--- Start Given records ---

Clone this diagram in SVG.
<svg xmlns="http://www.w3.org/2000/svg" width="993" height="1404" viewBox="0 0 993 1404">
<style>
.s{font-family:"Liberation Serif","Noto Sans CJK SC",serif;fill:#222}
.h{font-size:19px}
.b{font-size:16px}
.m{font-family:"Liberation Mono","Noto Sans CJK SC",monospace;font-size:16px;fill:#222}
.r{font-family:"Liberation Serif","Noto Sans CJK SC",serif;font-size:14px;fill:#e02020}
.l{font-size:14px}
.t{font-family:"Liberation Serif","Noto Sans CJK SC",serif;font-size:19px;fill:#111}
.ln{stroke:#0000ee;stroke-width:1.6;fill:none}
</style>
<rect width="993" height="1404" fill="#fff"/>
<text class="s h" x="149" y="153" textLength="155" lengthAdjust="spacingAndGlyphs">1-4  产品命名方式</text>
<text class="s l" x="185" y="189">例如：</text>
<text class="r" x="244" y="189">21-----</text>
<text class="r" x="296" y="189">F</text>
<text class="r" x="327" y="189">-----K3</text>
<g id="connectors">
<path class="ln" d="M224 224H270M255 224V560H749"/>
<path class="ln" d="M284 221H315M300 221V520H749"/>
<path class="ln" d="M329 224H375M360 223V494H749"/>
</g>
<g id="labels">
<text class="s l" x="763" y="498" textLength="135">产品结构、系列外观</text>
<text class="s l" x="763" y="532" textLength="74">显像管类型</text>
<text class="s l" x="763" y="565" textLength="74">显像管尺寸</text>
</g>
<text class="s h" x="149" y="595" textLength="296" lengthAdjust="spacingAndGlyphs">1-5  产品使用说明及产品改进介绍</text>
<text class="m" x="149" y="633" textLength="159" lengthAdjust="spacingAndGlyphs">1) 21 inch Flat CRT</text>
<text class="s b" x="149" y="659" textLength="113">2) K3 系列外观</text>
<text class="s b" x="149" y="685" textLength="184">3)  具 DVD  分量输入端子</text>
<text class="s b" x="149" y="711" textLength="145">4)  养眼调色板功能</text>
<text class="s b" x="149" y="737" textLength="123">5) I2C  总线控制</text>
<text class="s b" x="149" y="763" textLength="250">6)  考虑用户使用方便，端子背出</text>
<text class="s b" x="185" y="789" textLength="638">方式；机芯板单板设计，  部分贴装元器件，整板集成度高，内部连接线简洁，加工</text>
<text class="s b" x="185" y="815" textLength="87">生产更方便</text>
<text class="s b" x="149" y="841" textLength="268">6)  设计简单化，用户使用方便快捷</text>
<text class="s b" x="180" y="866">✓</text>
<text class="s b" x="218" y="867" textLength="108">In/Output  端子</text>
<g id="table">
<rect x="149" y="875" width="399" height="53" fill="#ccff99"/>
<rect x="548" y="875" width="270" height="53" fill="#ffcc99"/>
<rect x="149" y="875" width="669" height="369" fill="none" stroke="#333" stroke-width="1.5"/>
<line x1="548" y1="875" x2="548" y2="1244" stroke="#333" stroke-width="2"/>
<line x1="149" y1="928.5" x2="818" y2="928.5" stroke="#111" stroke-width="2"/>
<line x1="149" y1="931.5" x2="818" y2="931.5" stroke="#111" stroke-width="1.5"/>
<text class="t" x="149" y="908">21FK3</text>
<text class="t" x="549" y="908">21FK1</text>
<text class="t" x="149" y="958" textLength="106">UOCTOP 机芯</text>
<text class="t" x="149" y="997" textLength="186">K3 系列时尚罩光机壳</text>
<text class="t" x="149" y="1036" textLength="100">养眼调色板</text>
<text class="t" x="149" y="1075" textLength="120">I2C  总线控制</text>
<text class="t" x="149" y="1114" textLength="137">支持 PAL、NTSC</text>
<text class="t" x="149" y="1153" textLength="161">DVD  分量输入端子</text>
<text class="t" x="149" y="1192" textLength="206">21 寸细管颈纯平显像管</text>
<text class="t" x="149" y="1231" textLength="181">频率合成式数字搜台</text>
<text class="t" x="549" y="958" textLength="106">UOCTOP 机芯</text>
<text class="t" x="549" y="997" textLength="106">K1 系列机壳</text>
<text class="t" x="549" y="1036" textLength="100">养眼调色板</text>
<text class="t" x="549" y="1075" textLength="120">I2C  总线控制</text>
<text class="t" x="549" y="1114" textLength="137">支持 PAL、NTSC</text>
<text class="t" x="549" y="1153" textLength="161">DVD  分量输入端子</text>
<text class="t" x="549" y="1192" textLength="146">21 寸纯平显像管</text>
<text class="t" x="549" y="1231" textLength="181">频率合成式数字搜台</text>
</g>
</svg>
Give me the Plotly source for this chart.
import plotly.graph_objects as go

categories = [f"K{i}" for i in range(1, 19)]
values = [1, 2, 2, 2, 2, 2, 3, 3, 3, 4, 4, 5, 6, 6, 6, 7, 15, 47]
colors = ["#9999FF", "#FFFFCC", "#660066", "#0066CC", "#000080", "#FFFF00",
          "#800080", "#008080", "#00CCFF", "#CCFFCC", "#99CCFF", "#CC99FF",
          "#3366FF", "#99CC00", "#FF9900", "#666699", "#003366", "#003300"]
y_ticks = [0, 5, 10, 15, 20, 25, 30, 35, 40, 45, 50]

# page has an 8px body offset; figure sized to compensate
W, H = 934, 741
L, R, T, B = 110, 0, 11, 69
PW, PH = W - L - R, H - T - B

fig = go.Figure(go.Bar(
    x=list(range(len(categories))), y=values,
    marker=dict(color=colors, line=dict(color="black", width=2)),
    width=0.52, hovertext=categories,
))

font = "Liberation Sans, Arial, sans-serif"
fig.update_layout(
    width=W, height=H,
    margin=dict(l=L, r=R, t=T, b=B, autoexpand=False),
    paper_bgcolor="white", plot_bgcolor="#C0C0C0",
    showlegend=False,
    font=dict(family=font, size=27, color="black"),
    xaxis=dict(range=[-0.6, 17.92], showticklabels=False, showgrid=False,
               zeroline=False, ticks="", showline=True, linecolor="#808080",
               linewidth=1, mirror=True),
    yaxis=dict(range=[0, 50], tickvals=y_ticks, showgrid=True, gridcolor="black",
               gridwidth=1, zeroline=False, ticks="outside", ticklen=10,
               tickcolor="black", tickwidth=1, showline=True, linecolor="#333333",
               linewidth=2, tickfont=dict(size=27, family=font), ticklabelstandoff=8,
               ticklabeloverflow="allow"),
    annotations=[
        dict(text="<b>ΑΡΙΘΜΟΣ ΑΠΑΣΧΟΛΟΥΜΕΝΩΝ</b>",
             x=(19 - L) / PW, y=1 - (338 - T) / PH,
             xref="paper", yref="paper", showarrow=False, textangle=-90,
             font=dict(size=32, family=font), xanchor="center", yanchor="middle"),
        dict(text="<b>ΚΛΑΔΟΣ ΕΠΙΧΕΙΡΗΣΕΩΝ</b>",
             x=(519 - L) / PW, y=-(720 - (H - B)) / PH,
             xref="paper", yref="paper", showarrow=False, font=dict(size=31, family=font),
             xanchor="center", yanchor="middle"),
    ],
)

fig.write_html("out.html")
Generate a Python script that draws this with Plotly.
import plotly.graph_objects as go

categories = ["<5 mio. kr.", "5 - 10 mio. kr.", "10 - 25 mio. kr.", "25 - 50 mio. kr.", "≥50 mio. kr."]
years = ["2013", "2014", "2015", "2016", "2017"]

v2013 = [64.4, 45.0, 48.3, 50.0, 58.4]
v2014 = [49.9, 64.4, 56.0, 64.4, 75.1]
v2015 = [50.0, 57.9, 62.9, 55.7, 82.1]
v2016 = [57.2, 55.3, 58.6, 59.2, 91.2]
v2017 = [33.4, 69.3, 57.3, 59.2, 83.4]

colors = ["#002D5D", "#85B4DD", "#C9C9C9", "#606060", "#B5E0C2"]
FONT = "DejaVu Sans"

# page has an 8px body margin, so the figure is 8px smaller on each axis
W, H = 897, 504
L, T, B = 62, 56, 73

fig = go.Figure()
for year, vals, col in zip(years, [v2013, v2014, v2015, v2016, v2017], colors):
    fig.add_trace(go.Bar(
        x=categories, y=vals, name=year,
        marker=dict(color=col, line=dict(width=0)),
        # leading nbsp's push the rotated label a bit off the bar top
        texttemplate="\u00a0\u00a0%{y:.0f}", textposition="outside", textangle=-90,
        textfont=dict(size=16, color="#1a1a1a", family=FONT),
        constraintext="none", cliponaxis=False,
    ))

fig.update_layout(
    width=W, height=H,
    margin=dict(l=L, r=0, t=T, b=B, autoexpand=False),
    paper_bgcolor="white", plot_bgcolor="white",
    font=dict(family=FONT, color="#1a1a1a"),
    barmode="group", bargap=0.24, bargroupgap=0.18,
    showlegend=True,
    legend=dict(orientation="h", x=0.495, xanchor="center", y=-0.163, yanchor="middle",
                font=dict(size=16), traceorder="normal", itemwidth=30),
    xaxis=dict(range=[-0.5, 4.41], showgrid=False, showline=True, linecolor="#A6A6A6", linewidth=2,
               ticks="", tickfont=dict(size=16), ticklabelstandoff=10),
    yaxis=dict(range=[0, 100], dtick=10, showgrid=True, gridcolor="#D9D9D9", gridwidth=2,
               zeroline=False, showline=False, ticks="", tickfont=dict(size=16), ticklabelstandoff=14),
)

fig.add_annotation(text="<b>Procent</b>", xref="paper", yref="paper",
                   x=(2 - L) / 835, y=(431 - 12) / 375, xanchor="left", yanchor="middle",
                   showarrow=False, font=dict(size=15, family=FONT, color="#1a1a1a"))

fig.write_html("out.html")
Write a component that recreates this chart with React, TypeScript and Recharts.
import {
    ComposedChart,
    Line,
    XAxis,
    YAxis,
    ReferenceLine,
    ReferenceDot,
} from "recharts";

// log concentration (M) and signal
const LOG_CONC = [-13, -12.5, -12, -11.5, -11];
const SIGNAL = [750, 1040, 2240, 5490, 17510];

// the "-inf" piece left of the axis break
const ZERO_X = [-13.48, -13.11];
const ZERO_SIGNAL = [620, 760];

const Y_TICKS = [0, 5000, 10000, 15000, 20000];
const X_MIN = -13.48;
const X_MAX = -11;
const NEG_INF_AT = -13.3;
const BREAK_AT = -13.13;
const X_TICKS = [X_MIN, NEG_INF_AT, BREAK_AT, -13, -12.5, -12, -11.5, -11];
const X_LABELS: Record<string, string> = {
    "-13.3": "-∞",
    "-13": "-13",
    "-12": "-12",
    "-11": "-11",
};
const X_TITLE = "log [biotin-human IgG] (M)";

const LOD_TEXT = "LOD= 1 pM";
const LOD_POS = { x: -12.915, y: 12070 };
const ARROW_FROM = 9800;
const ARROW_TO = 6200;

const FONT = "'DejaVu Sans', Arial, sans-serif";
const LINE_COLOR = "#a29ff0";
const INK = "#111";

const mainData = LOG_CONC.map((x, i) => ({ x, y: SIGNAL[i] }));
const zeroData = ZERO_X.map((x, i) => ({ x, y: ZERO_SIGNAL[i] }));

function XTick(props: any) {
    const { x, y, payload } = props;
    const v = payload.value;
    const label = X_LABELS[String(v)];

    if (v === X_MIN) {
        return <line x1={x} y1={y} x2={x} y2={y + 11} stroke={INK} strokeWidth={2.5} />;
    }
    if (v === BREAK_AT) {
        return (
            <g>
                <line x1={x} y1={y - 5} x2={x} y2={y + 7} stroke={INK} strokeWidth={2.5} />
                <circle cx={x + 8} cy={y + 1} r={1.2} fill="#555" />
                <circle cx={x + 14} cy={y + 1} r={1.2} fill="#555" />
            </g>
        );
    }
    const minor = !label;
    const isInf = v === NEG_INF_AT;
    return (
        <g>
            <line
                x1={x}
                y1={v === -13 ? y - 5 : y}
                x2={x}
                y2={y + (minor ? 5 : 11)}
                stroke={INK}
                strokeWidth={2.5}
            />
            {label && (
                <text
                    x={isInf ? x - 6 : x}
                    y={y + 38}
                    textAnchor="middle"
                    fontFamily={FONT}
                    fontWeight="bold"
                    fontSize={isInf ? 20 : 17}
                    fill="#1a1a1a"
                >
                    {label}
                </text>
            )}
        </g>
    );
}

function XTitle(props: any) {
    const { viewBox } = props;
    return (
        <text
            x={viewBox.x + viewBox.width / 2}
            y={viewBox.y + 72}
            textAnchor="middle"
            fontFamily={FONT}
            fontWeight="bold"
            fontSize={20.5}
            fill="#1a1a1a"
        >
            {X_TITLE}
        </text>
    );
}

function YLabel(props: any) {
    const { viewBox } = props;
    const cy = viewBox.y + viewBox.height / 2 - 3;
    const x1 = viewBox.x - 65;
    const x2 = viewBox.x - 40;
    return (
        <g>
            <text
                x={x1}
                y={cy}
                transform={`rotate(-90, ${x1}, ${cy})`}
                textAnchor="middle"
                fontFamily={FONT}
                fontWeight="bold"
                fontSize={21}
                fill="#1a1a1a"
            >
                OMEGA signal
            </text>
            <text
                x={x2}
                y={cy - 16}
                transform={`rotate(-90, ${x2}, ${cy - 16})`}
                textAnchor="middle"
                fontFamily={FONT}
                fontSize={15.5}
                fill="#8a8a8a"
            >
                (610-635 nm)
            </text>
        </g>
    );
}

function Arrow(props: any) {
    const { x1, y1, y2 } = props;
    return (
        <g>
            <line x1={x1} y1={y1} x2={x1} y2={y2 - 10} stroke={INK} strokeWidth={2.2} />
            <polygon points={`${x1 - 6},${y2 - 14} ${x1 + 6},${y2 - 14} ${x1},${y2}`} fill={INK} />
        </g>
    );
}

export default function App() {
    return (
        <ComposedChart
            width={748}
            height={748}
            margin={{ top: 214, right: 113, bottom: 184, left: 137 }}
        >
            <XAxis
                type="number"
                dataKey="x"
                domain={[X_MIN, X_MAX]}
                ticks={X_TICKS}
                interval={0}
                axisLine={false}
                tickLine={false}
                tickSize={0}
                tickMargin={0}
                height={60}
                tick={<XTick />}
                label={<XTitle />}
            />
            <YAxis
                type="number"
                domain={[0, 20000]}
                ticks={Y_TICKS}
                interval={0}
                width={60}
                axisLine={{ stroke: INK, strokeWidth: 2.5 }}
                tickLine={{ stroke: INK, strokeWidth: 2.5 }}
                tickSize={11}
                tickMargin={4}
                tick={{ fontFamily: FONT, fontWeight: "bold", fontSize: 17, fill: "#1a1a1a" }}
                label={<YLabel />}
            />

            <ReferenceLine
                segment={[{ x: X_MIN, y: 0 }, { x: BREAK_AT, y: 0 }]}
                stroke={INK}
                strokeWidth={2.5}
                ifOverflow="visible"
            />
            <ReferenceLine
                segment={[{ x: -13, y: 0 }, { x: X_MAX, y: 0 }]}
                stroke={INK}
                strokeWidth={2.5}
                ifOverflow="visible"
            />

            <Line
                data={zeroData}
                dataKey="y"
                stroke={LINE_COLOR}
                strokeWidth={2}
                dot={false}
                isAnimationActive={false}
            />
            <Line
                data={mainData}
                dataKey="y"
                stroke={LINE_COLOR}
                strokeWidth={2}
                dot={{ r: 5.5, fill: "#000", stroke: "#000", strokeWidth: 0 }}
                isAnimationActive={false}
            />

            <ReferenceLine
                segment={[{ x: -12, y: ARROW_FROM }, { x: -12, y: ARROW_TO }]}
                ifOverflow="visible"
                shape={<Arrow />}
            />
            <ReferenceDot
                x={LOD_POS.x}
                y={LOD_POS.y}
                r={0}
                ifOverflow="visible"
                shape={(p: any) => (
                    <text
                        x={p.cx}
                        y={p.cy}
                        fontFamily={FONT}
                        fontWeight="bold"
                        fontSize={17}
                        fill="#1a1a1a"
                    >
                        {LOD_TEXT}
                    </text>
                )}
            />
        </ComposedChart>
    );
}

--- End Given records ---

[Your goal]:
Beginning with the line that contains "Write a component" and ending with the line that contains "const ZERO_SIGNAL = [620, 760];", repeat exactly those lines and no others.

[The reply]:
Write a component that recreates this chart with React, TypeScript and Recharts.
import {
    ComposedChart,
    Line,
    XAxis,
    YAxis,
    ReferenceLine,
    ReferenceDot,
} from "recharts";

// log concentration (M) and signal
const LOG_CONC = [-13, -12.5, -12, -11.5, -11];
const SIGNAL = [750, 1040, 2240, 5490, 17510];

// the "-inf" piece left of the axis break
const ZERO_X = [-13.48, -13.11];
const ZERO_SIGNAL = [620, 760];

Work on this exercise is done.